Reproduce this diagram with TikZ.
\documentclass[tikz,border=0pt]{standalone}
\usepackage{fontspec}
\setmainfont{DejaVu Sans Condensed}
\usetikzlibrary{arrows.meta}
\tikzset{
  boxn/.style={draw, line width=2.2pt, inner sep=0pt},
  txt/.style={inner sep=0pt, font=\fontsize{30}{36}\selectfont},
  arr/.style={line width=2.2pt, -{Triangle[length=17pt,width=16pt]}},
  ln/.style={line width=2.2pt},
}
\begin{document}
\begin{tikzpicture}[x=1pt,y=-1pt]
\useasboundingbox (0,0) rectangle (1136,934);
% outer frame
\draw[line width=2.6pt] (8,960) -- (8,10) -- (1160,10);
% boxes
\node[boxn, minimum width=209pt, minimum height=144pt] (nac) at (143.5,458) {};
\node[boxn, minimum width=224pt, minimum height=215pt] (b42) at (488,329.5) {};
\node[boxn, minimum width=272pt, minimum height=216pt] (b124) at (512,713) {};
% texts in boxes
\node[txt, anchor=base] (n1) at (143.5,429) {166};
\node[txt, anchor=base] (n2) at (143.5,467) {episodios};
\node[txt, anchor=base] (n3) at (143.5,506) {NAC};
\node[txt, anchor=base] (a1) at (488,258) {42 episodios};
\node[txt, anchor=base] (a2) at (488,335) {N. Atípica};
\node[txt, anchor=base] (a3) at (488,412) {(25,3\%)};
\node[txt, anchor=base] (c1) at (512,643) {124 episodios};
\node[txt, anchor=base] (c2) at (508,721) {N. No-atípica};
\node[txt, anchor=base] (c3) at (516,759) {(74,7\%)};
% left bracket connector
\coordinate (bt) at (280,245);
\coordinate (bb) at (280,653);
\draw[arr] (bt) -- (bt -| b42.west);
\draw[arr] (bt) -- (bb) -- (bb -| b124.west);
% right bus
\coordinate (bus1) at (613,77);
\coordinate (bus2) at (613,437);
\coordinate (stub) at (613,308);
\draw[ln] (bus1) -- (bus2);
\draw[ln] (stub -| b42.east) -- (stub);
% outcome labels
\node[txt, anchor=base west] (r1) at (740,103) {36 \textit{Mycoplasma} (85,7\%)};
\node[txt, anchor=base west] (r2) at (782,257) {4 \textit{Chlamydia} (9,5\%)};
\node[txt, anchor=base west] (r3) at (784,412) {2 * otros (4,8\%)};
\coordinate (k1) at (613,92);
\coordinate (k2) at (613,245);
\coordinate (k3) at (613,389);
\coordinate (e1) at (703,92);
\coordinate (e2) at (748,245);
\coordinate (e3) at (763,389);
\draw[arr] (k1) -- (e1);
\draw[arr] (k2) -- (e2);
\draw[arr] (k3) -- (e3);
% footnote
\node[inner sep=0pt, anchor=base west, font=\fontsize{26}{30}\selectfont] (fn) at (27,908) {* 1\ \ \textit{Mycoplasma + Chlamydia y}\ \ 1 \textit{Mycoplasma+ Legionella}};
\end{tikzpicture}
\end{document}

================================

* Set exercise
Go through the listing and print each line exactly as it appears.

* Result of this task
Reproduce this diagram with TikZ.
\documentclass[tikz,border=0pt]{standalone}
\usepackage{fontspec}
\setmainfont{DejaVu Sans Condensed}
\usetikzlibrary{arrows.meta}
\tikzset{
  boxn/.style={draw, line width=2.2pt, inner sep=0pt},
  txt/.style={inner sep=0pt, font=\fontsize{30}{36}\selectfont},
  arr/.style={line width=2.2pt, -{Triangle[length=17pt,width=16pt]}},
  ln/.style={line width=2.2pt},
}
\begin{document}
\begin{tikzpicture}[x=1pt,y=-1pt]
\useasboundingbox (0,0) rectangle (1136,934);
% outer frame
\draw[line width=2.6pt] (8,960) -- (8,10) -- (1160,10);
% boxes
\node[boxn, minimum width=209pt, minimum height=144pt] (nac) at (143.5,458) {};
\node[boxn, minimum width=224pt, minimum height=215pt] (b42) at (488,329.5) {};
\node[boxn, minimum width=272pt, minimum height=216pt] (b124) at (512,713) {};
% texts in boxes
\node[txt, anchor=base] (n1) at (143.5,429) {166};
\node[txt, anchor=base] (n2) at (143.5,467) {episodios};
\node[txt, anchor=base] (n3) at (143.5,506) {NAC};
\node[txt, anchor=base] (a1) at (488,258) {42 episodios};
\node[txt, anchor=base] (a2) at (488,335) {N. Atípica};
\node[txt, anchor=base] (a3) at (488,412) {(25,3\%)};
\node[txt, anchor=base] (c1) at (512,643) {124 episodios};
\node[txt, anchor=base] (c2) at (508,721) {N. No-atípica};
\node[txt, anchor=base] (c3) at (516,759) {(74,7\%)};
% left bracket connector
\coordinate (bt) at (280,245);
\coordinate (bb) at (280,653);
\draw[arr] (bt) -- (bt -| b42.west);
\draw[arr] (bt) -- (bb) -- (bb -| b124.west);
% right bus
\coordinate (bus1) at (613,77);
\coordinate (bus2) at (613,437);
\coordinate (stub) at (613,308);
\draw[ln] (bus1) -- (bus2);
\draw[ln] (stub -| b42.east) -- (stub);
% outcome labels
\node[txt, anchor=base west] (r1) at (740,103) {36 \textit{Mycoplasma} (85,7\%)};
\node[txt, anchor=base west] (r2) at (782,257) {4 \textit{Chlamydia} (9,5\%)};
\node[txt, anchor=base west] (r3) at (784,412) {2 * otros (4,8\%)};
\coordinate (k1) at (613,92);
\coordinate (k2) at (613,245);
\coordinate (k3) at (613,389);
\coordinate (e1) at (703,92);
\coordinate (e2) at (748,245);
\coordinate (e3) at (763,389);
\draw[arr] (k1) -- (e1);
\draw[arr] (k2) -- (e2);
\draw[arr] (k3) -- (e3);
% footnote
\node[inner sep=0pt, anchor=base west, font=\fontsize{26}{30}\selectfont] (fn) at (27,908) {* 1\ \ \textit{Mycoplasma + Chlamydia y}\ \ 1 \textit{Mycoplasma+ Legionella}};
\end{tikzpicture}
\end{document}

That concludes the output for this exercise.